While federated analytics is closely related to federated learning, an AI technique that trains an algorithm across multiple devices holding local samples, it only supports basic data science needs. It’s “federated learning lite” — federated analytics enables companies to analyze user behaviors in a privacy-preserving and secure way, which could lead to better products. Google for its part uses federated techniques to power Gboard’s word suggestions and Android Messages’ Smart Reply feature.

“The first exploration into federated analytics was in support of federated learning: how can engineers measure the quality of federated learning models against real-world data when that data is not available in a data center? The answer was to re-use the federated learning infrastructure but without the learning part,” Google research scientist Daniel Ramage and software engineer Stefano Mazzocchi said in a statement. “In federated learning, the model definition can include not only the loss function that is to be optimized, but also code to compute metrics that indicate the quality of the model’s predictions. We could use this code to directly evaluate model quality on phones’ data.”

As an example, in a user study, Gboard engineers measured the overall quality of word prediction models against raw typing data held on phones. Participating phones downloaded a candidate model, locally computed a metric of how well the model’s predictions matched words that were actually typed, and then uploaded the metric without any adjustment to the model itself or any change to the Gboard typing experience. By averaging the metrics uploaded by many phones, engineers learned a population-level summary of model performance.

In a separate study, Gboard engineers wanted to discover words commonly typed by users and add them to dictionaries for spell-checking and typing suggestions. They trained a character-level recurrent neural network on phones, using only the words typed on these phones that weren’t already in the global dictionary. No typed words ever left the phones, but the resulting model could then be used in the datacenter to generate samples of frequently typed character sequences — i.e., the new words.

Beyond model evaluation, Google uses federated analytics to support the Now Playing feature on its Pixel phones, which shows what song might be playing nearby. Under the hood, Now Playing taps an on-device database of song fingerprints to identify music near a phone without the need for an active network connection.

When it recognizes a song, Now Playing records the track name into the on-device history, and when the phone is idle and charging while connected to Wi-Fi, Google’s federated learning and analytics server sometimes invites it to join a “round” of computation with hundreds of phones. Each phone in the round computes the recognition rate for the songs in its Now Playing history and uses a secure aggregation protocol to encrypt the results. The encrypted rates are sent to the federated analytics server, which doesn’t have the keys to decrypt them individually; when combined with the encrypted counts from the other phones in the round, the final tally of all song counts can be decrypted by the server.

The result enables Google’s engineers to improve the song database without any phone revealing which songs were heard, for example, by making sure the database contains truly popular songs. Google claims that in its first improvement iteration, federated analytics resulted in a 5% increase in overall song recognition across all Pixel phones globally.
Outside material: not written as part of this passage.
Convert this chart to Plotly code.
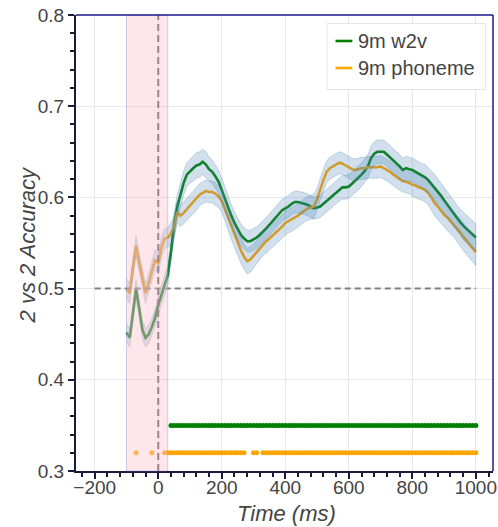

“We are also developing techniques for answering even more ambiguous questions on decentralized datasets like ‘what patterns in the data are difficult for my model to recognize?’ by training federated generative models. And we’re exploring ways to apply user-level differentially private model training to further ensure that these models do not encode information unique to any one user,” wrote Ramage and Mazzocchi. “It’s still early days for the federated analytics approach and more progress is needed to answer many common data science questions with good accuracy … [B]ut federated analytics enables us to think about data science differently, with decentralized data and privacy-preserving aggregation in a central role.”